*Set problem*
Lines containing the string "this" are to be counted; report only how many there are.

(Records from a dataset)
__________
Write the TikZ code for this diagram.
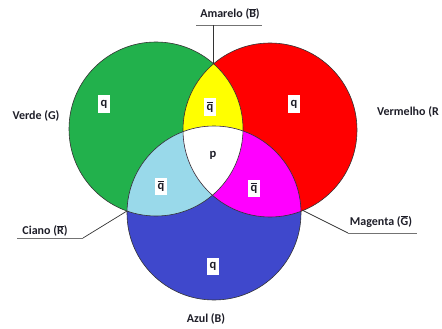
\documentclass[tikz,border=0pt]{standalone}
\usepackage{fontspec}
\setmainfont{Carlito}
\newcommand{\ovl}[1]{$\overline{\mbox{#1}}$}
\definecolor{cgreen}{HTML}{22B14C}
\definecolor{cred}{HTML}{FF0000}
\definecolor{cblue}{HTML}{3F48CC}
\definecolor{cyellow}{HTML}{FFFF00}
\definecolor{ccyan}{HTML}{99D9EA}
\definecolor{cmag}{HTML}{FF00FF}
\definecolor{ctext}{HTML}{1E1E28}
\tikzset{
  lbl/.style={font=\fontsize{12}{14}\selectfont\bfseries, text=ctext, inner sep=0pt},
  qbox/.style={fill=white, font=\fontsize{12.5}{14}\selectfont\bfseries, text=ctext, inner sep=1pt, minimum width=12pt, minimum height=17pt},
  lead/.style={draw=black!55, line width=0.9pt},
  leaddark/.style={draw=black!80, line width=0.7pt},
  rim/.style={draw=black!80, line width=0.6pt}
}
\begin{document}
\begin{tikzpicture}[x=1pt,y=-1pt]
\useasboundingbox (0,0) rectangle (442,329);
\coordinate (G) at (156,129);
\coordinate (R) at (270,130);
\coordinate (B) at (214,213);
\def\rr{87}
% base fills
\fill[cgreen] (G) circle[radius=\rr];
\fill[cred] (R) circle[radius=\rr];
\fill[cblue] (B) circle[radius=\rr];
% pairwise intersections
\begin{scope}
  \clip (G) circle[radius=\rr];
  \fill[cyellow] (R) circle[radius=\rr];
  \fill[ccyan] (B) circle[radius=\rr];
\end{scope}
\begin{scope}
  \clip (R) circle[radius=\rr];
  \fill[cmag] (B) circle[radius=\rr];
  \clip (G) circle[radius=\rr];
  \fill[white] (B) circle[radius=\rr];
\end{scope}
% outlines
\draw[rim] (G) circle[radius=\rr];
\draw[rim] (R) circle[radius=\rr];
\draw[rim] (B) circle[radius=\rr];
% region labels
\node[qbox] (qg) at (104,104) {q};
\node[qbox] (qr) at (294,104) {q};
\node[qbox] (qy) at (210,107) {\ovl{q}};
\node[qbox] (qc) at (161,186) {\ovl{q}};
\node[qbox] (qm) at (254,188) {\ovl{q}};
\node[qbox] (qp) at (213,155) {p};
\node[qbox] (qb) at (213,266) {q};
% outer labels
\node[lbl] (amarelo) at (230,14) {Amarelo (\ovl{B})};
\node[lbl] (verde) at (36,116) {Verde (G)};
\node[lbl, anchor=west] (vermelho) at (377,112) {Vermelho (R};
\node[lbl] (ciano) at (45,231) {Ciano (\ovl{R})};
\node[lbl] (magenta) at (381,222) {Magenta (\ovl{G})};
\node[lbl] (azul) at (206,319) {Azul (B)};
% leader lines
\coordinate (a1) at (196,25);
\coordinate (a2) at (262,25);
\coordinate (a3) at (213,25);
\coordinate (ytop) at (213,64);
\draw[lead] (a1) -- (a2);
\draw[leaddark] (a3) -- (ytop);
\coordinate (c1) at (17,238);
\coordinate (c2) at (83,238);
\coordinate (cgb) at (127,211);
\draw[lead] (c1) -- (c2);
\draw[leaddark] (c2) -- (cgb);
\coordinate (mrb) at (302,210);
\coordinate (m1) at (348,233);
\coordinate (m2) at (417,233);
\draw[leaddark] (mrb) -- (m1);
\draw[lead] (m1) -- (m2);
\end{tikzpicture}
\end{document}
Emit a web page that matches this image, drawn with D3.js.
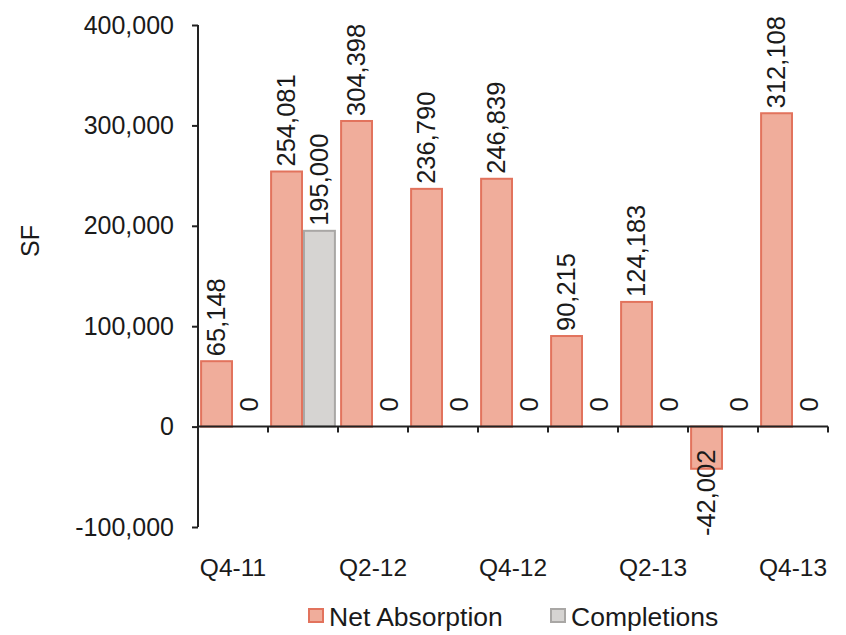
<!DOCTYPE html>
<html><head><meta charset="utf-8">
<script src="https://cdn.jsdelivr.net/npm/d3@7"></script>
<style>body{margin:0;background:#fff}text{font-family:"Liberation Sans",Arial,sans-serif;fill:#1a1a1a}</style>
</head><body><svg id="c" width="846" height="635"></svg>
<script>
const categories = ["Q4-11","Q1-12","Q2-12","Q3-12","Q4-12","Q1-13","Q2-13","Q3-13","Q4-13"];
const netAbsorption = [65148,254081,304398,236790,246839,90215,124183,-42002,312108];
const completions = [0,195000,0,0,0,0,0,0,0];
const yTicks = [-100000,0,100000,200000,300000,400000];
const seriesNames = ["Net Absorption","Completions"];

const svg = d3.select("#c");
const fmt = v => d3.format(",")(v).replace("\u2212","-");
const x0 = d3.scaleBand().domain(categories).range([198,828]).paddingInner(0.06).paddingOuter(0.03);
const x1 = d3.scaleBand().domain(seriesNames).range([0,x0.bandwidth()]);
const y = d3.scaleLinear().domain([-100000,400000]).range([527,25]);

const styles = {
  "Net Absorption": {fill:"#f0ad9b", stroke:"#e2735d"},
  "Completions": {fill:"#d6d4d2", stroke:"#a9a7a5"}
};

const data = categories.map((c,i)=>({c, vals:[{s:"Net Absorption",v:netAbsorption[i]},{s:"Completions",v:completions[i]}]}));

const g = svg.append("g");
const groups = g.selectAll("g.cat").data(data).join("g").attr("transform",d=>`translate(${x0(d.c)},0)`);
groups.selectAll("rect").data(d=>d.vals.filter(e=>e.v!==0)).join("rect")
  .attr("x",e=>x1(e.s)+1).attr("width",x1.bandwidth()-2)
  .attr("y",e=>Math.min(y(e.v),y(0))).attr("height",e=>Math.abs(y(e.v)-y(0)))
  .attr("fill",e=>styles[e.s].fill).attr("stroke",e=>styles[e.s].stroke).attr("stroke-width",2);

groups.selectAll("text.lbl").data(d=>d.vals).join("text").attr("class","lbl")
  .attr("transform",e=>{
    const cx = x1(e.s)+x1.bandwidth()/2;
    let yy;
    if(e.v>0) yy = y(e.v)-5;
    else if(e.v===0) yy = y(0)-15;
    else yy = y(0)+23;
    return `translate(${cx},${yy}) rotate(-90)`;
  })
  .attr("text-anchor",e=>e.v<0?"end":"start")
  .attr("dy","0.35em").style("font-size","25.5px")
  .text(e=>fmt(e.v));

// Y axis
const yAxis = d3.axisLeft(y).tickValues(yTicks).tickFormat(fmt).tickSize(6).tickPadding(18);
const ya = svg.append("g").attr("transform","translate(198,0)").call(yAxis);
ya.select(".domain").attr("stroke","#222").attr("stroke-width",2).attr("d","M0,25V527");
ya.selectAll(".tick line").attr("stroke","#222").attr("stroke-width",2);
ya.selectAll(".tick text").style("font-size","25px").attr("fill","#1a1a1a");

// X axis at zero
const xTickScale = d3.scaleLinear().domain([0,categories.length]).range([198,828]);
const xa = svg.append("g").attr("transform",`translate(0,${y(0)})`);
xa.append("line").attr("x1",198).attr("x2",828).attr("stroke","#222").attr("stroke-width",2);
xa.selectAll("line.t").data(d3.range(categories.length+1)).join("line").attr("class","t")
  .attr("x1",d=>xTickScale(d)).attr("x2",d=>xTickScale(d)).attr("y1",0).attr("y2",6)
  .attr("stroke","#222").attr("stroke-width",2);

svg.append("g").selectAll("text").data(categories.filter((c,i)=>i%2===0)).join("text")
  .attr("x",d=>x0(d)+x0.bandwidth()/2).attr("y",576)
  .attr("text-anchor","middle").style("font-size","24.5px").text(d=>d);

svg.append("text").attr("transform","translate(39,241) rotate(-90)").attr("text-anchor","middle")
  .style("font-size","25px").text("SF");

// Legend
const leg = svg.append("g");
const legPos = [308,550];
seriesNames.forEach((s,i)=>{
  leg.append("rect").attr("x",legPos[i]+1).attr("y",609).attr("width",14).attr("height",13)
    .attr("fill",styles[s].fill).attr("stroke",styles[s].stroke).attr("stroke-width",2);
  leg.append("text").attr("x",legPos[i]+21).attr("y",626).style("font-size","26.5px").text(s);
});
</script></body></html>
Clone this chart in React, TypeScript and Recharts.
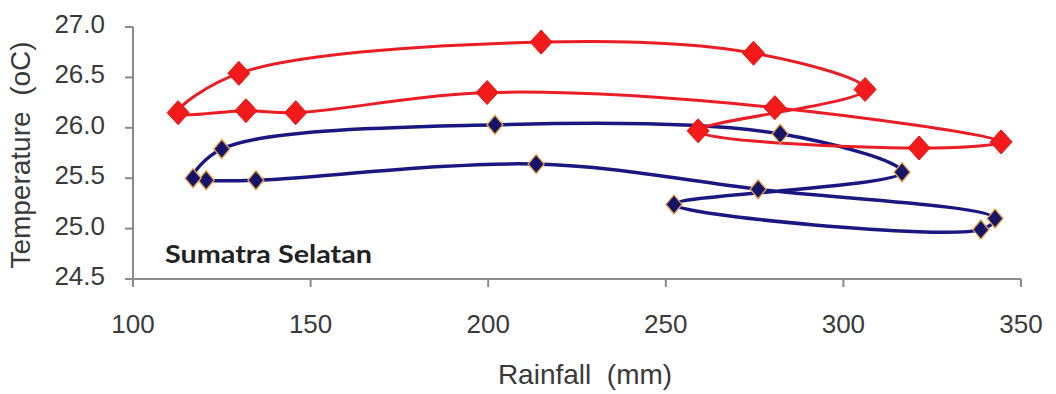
__________
*Finished task*
3